No sólo la teoría marxista sostiene que el Estado es la organización de la violencia, diseñado para que los más fuertes mantengan y acrecienten su superioridad –económica, política y social- sobre los demás. La del imperio capitalista parte del mismo principio. En 1967, a pedido del entonces secretario de Defensa de EEUU Robert S. McNamara, se hizo un estudio sobre la posibilidad y la conveniencia de la paz. Se titula Informe Iron Mountain (Montaña de Hierro) y fue supuestamente elaborado por el Hudson Institute. Aunque oficialmente se dijo que era una falsificación, fue publicado nuevamente en 1996 (The Free Press, Nueva York) por Leonard Lewin, quien se atribuyó la autoría original. Sin embargo, “The New York Times” insinúa que uno de los autores es el economista John Kenneth Galbraith. Cierto o no, éste jamás lo desmintió. Al contrario. "Pondría mi prestigio personal -dijo- detrás de la autenticidad de sus conclusiones. Mis reservas se relacionan sólo con la conveniencia de darlas a conocer a un público que obviamente no está en condiciones de interpretarlo".

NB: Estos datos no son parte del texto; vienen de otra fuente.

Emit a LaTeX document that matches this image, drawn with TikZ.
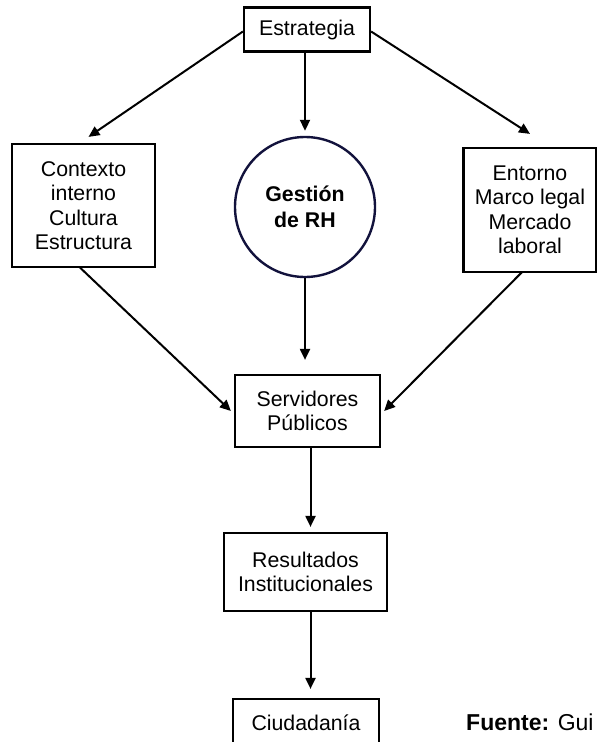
\documentclass[tikz,border=0pt]{standalone}
\usepackage{fontspec}
\setmainfont{Liberation Sans}
\usetikzlibrary{arrows.meta}
\definecolor{ringline}{RGB}{18,18,60}
\begin{document}
\begin{tikzpicture}[x=1bp,y=-1bp,
  box/.style={draw=black,line width=2.2bp,fill=white,align=center,inner sep=0pt},
  ring/.style={draw=ringline,line width=2.4bp,circle,align=center,inner sep=0pt,minimum size=140bp},
  arr/.style={line width=2bp,-{Triangle[length=11bp,width=10bp]}},
  font=\fontsize{21.3bp}{24.5bp}\selectfont]
\useasboundingbox (0,0) rectangle (597,742);
\clip (0,0) rectangle (597,742);
\fill[white] (0,0) rectangle (597,742);

% boxes
\node[box,minimum width=126bp,minimum height=44bp] (estr) at (307,29.5) {Estrategia};
\node[box,minimum width=143bp,minimum height=123bp] (ctx) at (83.5,205.5)
  {Contexto\\interno\\Cultura\\Estructura};
\node[ring,font=\fontsize{21.3bp}{26bp}\selectfont\bfseries] (gest) at (305,207) {Gestión\\de RH};
\node[box,minimum width=133bp,minimum height=124bp] (ent) at (530,210)
  {Entorno\\Marco legal\\Mercado\\laboral};
\node[box,minimum width=145bp,minimum height=72bp] (serv) at (307.5,411) {Servidores\\Públicos};
\node[box,minimum width=163bp,minimum height=78bp] (res) at (305.5,572) {Resultados\\Institucionales};
\node[box,minimum width=146bp,minimum height=48bp] (ciu) at (306,723) {Ciudadanía};
\node[anchor=west,inner sep=0pt,font=\fontsize{23bp}{26bp}\selectfont] (src) at (466,722)
  {\textbf{Fuente:} Gui};

% connectors
\draw[arr] ([yshift=-2bp]estr.west) -- ([xshift=5bp,yshift=6bp]ctx.north);
\draw[arr] ([xshift=-2bp]estr.south) -- ([xshift=-2bp,yshift=5bp]estr.south |- gest.north);
\draw[arr] ([yshift=-2bp]estr.east) -- ([yshift=13bp]ent.north);
\draw[arr] ([xshift=-4bp,yshift=1bp]ctx.south) -- ([xshift=-3bp]serv.west);
\draw[arr] (gest.south) -- ([yshift=14bp]gest.south |- serv.north);
\draw[arr] ([xshift=-8bp,yshift=1bp]ent.south) -- ([xshift=3bp]serv.east);
\draw[arr] ([xshift=3bp]serv.south) -- ([xshift=3bp,yshift=5bp]serv.south |- res.north);
\draw[arr] ([xshift=5bp]res.south) -- ([xshift=5bp,yshift=9bp]res.south |- ciu.north);
\end{tikzpicture}
\end{document}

Pues bien, según este descarnado documento, el Estado está fundado sobre el principio de la guerra y se vale de una gran variedad de medios para imponer la cohesión social en el orden interno, que van de los persuasivos a los disuasivos, es decir, de filosofías, religiones, éticas y normas jurídicas, a los cuerpos represivos, ejércitos, tribunales y cárceles. “Un cura me ahorra seis gendarmes”, decía Napoleón. El Estado democrático no es mejor, ni diferente, sino el mismo, pero “menos malo”, al decir de Churchill. La política internacional es la prolongación de la política nacional. Los Estados más fuertes se imponen a los más débiles. Si no se acepta la supremacía del más fuerte, habrá guerra. Si se acepta, se mantendrá la paz en un marco de señorío y vasallaje. La guerra no es, como pudiera suponerse, la ruptura de la paz. Al contrario, la paz es el fruto más valioso del estado de guerra. Por eso, la Roma imperial se fundó en el célebre apotegma: “Si quieres la paz, prepárate para la guerra”.

Desde entonces, concluye el documento, mientras más fuerte es el Estado, mejor organizados sus cuerpos militares y de represión, y más eficaces sus medidas para aterrorizar, controlar y reducir a los agentes antisociales (internos y externos), más posibilidades tendrá de garantizar la seguridad y la tranquilidad pública, así como de hacer valer la ley por métodos persuasivos, ya que cuenta con el respaldo efectivo de los disuasivos.

Y a la inversa, mientras más débil es el Estado, más desorganizado su aparato represivo y más inútiles sus advertencias, más difícil le será resguardar el orden público. Sus métodos persuasivos carecerán de eficacia por la atonía de los disuasivos, y estos se utilizarán generalmente con desorden, ineptitud y arbitrariedad. Al no estar suficientemente preparado para la guerra, tampoco lo estará para la paz.

En esas condiciones, la dictadura, al descansar sin aspavientos en una organización de guerra, podría ser aparentemente el remedio para garantizar la seguridad pública, objetivo fundamental del Estado y primer atributo de la paz. Sin embargo, esto no es necesariamente cierto. Si un Estado democrático es débil para proteger a la población, el dictatorial que se edifique sobre sus ruinas no será más fuerte por ser dictatorial, sino igualmente débil, sólo que más arbitrario. Tampoco logrará su fin. La solución no es irse por el camino difícil, aventurado y peligroso de convertir a la democracia en una dictadura, sino seguir por la vía histórica de convertir al Estado democrático débil en un Estado democrático fuerte.